President Barack Obama, in a long-in-coming appearance on HBO’s Real Time With Bill Maher, warned of both Donald Trump and the “Balkanization” of an American media that leaves the public with “difficulty sorting out what’s true and what’s not.”

“Look,” Obama told an unusually serious Maher on tonight’s episode, “if I watched Fox News I wouldn’t vote for me either.”

In an interview taped in the Roosevelt Room of the White House earlier this week and aired tonight (watch it above), Obama reflected on his upcoming exit (“It is time,” he said, before adding, “I think I’m as good a president now as I’ve ever been”), health care (“If I was designing a system from scratch, I would probably have looked at a single-payer system”) and even GMOs (“We need to follow the science”).

But the topic naturally and predictably turned to the election battle between Trump and Hillary Clinton, and on a night when Maher all but ditched comedy in favor of anger and even outright fear, Obama ended the interview with a direct plea: “The stakes are high. The choice in this election should be really clear,” the president said before running through a list of the issues his administration has addressed, from climate change, health insurance, Wall Street excess and immigration reform. “Every single issue we’ve made progress on in the last eight years is going to be on the ballot.”

“Anyone who sits on the sidelines or makes a protest vote is a vote for Trump,” Obama said, “and that would be badly damaging to this country, and damaging for the world.”

The interview came after Maher’s near-yearlong on-air campaign to get Obama on the show, efforts that included a national petition at whitehouse.gov.

“We – and I do mean we – have been trying to get President Obama on this show a long time,” Maher said at the end of an urgent and often serious monologue preceding the taped interview. “I know this is a comedy show,” Maher said at one point, his voice rising, “and we’ll try to keep it on that level – but it’s not f*cking funny. There is a slow moving right-wing coup moving in on us. Media do your f*cking job!”

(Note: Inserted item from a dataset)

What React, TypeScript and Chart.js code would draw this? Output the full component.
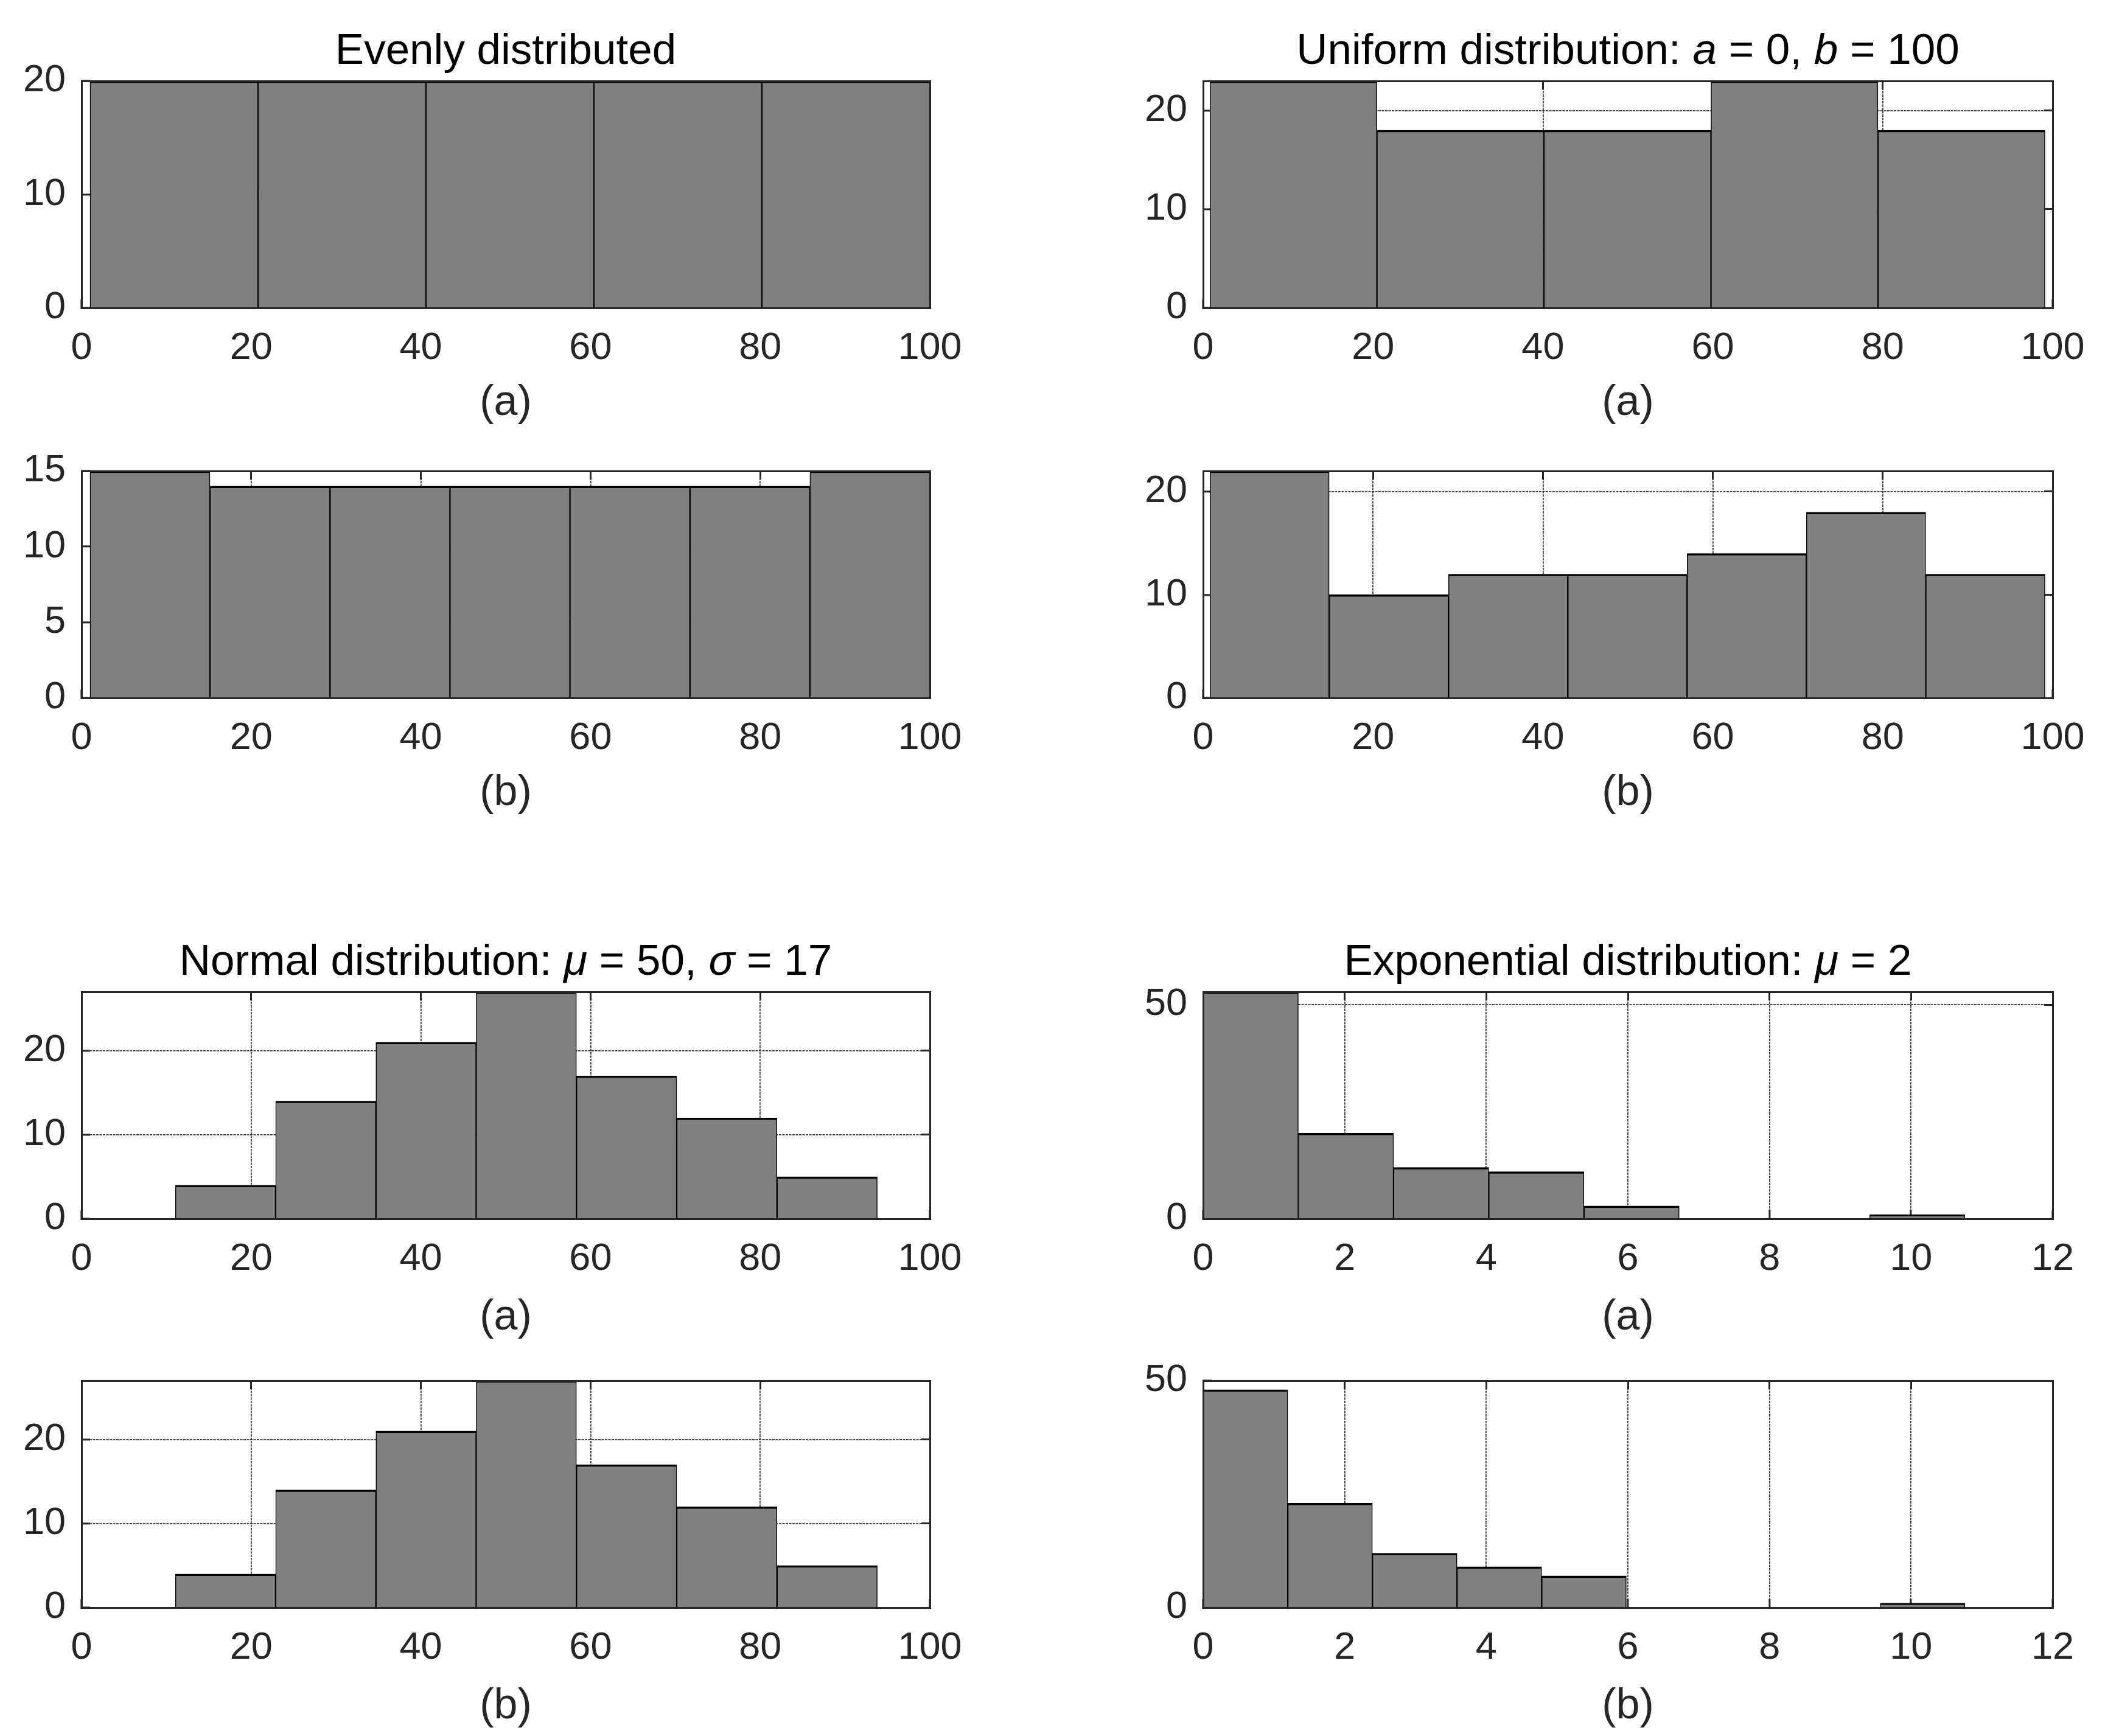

Maher started the conversation with Obama by repeating his oft-noted opposition to the profit motive in health care, prisons, the military, elections, “and, I would add, news gathering.”

Obama drew the line at the latter, raising the spectre of “state run media.” After Maher suggested a return to the days when news divisions of media companies were “loss leaders” not driven by profits, Obama said the days of “fat and happy” media monopolies would be unlikely today. “The question I have when it comes to the media is how do we create a space where truth gets eyeballs and is entertaining and we can build a common conversation.”

“When I leave here, one of the things I’m most concerned about is the Balkanization of the media, where you’ve got 800 stations, you’ve got all these websites, and people have difficulty just sorting out what’s true and what’s not.”

“We can have a disagreement about how to deal with climate change, but if we have a big chunk of the country that discounts what 99 percent of the scientists say completely, it’s very hard to figure out how we move the democracy forward.”

The conversation then turned to pot laws (“You and I,” said Maher, “could have had both of our lives ruined not by smoking it, but by being arrested for it”), and Obama said the addiction should be treated as a health issue.

“Look, I’m an ex-smoker…”

“Ex?,” Maher interjected, to which Obama replied firmly, “Ex,” then winked and said he’s still “chewing the heck out” of Nicorette. “When I passed health care reform, I think I’ve had my last cigarette.”

Finally, the conversation arrived at its inevitable conclusion, as Obama addressed what he called “the conversation in the aftermath of the rise of Trump, this notion that part of what’s happened is that both Republican and Democratic elites have neglected the white working class.”

“The truth is that every policy I’ve put forward would make a huge difference with the life of the white working class, and the black working class and the Latino working class,” he said, citing raising the minimum wage, the Affordable Care Act, strong unions and consumer finance protection.

At the end of the 17-minute segment, Obama listed one further accomplishment: “Even though I wasn’t on the show that often,” he told Maher, “I watched it all the time.” Maher looked pleased for one of the few moments of the evening. Joining his roundtable of guests for the evening – comedian Martin Short, journalist David Frum and former Mich. Gov. Jennifer Granholm – Maher, fretting over a Trump victory, said, “I’m gonna be honest with you, I’ve had a couple drinks.”

“I can be honest with you,” Short shot back, “you’ve had more than a couple of drinks.”